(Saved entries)
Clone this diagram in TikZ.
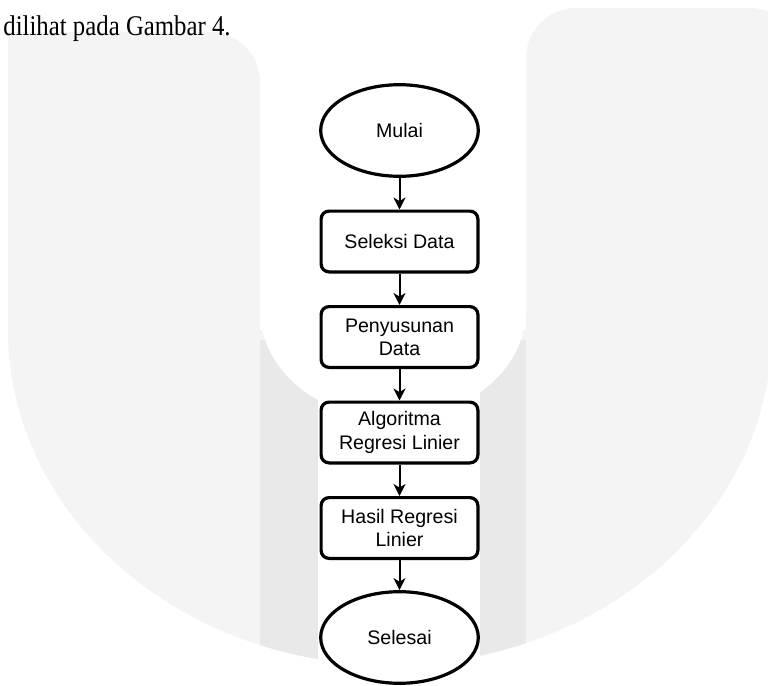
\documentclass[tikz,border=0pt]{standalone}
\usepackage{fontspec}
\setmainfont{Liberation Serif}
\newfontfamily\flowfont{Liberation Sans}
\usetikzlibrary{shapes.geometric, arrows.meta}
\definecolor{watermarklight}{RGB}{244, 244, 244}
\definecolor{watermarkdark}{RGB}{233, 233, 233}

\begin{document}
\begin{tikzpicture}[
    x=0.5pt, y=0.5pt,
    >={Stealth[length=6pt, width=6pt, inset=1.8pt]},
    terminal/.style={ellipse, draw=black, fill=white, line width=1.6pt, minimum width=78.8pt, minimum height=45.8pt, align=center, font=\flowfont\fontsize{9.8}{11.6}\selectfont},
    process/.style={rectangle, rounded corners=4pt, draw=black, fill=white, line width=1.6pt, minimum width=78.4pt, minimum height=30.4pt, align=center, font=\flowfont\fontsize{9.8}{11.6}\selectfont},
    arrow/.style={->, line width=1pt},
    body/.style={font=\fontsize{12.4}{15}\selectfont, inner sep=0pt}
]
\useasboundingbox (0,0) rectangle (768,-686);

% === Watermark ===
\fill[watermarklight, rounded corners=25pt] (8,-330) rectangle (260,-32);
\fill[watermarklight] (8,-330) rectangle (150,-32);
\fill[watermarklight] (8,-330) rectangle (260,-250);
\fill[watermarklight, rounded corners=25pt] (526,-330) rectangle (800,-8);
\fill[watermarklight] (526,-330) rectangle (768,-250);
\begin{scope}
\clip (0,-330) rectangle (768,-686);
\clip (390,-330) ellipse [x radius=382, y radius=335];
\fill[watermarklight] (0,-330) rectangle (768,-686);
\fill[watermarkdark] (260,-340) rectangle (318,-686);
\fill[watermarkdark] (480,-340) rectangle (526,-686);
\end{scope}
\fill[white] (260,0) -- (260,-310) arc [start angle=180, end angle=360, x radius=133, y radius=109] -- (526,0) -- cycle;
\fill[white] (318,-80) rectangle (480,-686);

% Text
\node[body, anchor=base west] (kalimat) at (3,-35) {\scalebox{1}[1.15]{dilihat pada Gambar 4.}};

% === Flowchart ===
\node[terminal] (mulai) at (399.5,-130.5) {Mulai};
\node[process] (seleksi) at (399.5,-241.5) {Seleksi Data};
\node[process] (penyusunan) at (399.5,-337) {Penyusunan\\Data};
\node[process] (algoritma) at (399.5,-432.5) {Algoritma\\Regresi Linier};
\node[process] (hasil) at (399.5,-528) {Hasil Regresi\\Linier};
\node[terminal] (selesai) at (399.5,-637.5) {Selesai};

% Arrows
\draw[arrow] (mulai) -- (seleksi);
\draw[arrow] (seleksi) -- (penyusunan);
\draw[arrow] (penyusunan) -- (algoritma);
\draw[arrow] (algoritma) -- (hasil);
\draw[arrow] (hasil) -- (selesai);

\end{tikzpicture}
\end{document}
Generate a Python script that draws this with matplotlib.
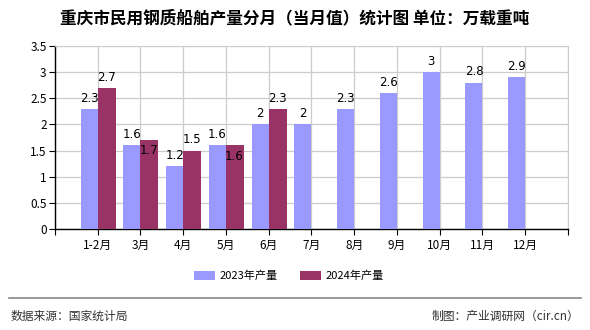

YOUR INSTRUCTIONS:
Show the lines of the material that contain the word "this".

RESPONSE BELOW:
Clone this diagram in TikZ.
Generate a Python script that draws this with matplotlib.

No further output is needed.